In order to change core file limit for the service started by systemd, create a drop-in configuration file for the service:
# cat /etc/systemd/system/mariadb.service.d/debug.conf [Service] LimitCORE=infinity
Running mysqld without systemd
It is not very handy to debug daemon run by systemd, which runs mysqld_safe bash script and this script runs mysqld daemon itself. It might be better to run the mysqld daemon directly with the same arguments and under mysql user (so it can work with the data as usually).
#> systemctl start mariadb #> systemctl status mariadb -l | grep /usr/libexec/mysqld └─29233 /usr/libexec/mysqld --basedir=/usr --datadir=/var/lib/mysql --plugin-dir=/usr/lib64/mysql/plugin --log-error=/var/log/mariadb/mariadb.log --pid-file=/var/run/mariadb/mariadb.pid --socket=/var/lib/mysql/mysql.sock #> systemctl stop mariadb #> ulimit -c unlimited #> su -s /bin/bash mysql -c "/usr/libexec/mysqld --basedir=/usr --datadir=/var/lib/mysql --plugin-dir=/usr/lib64/mysql/plugin --log-error=/var/log/mariadb/mariadb.log --pid-file=/var/run/mariadb/mariadb.pid --socket=/var/lib/mysql/mysql.sock --skip-stack-trace --gdb --core-file --general-log-file=/var/log/mariadb/mariadb_query.log --verbose --general-log=1 &" #> # play with mysql #> echo "create table ..." | mysql test #> # observe the log files /var/log/mariadb/mariadb.log /var/log/mariadb/mariadb_query.log #> killall mysqld
Generating random data
In case you need to populate your tables to run some tests, there is a small handy command line tool from Percona:
Download the tool (GitHub)
Article from Percona on how to use it
Generating Core Dump files
1) Update server configuration
For MariaDB add:
[mariadb] core-file
For MySQL add:
[mysqld] core-file
2) For MySQL >= 8.0, update the systemc core dump configuration
Change proc/sys/fs/suid_dumpable:
# cat /proc/sys/fs/suid_dumpable 0 # echo 2 > /proc/sys/fs/suid_dumpable # cat /proc/sys/fs/suid_dumpable 2
3) Start the server, apply the new configuration
If the server wasn't running, just start it. Otherwise restart the server.
4) Get the core dump
Either wait for one in buggy server, or provoke one by sending SIG 11 to the daemon.

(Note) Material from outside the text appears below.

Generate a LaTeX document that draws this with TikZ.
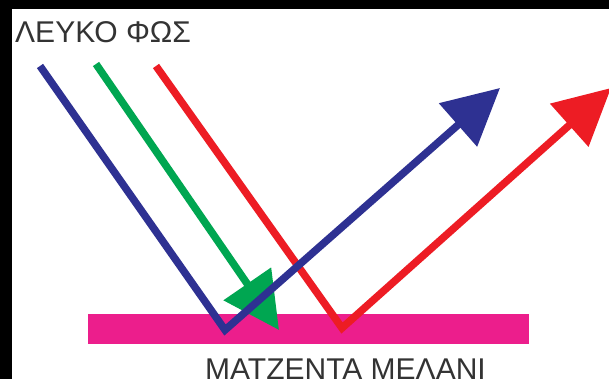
\documentclass[tikz,border=0pt]{standalone}
\usepackage{fontspec}
\setmainfont{Liberation Sans}
\usetikzlibrary{arrows.meta}
\definecolor{rayblue}{RGB}{46,49,146}
\definecolor{raygreen}{RGB}{0,166,81}
\definecolor{rayred}{RGB}{237,28,36}
\definecolor{inkpink}{RGB}{236,30,140}
\definecolor{labelgray}{RGB}{51,51,51}

\begin{document}
\begin{tikzpicture}[x=1pt,y=-1pt,>={Triangle[length=56pt,width=56pt]},
  ray/.style={line width=7.5pt,miter limit=10},
  caption/.style={anchor=base west,inner sep=0pt,text=labelgray,font=\fontsize{30}{30}\selectfont}]
\useasboundingbox (0,0) rectangle (609,379);
\fill[white] (0,0) rectangle (609,379);
\fill[black] (0,0) rectangle (609,9);
\fill[black] (0,0) rectangle (12,379);
% labels
\node[caption] (light) at (15,43) {ΛΕΥΚΟ ΦΩΣ};
\node[caption] (inklabel) at (205,379) {ΜΑΤΖΕΝΤΑ ΜΕΛΑΝΙ};
% ink layer
\fill[inkpink] (88,314) rectangle (529,344);
% rays
\coordinate (bin) at (40,66);
\coordinate (bhit) at (225,330);
\coordinate (bout) at (500,88);
\coordinate (gin) at (96,64);
\coordinate (gend) at (279,330);
\coordinate (rin) at (156,66);
\coordinate (rhit) at (342,328);
\coordinate (rout) at (611,88);
\draw[ray,rayred,->] (rin)--(rhit)--(rout);
\draw[ray,raygreen,->] (gin)--(gend);
\draw[ray,rayblue,->] (bin)--(bhit)--(bout);
\end{tikzpicture}
\end{document}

5) Where to find the generated coredump file
coredumpctl utility takes care of coredumps on Fedora by default. It looks something like this:
# coredumpctl TIME PID UID GID SIG COREFILE EXE Tue 2019-02-26 16:08:13 EST 2916 27 27 11 present /usr/libexec/mysqld
In order to get the coredump file, you need to call
# coredumpctl -o <path> dump <pid>
Where -o <path> is the location where should be the file saved, dump is telling what to do and <pid> is a pattern to match the specific coredump if more are available. In such cases, PID is usually a nice unique indentificator.
The default location for coredumps for both MariaDB and MySQL are in their datadirs (/usr/lib/mysql). If you have coredumpctl disabled for example, you'll find them there.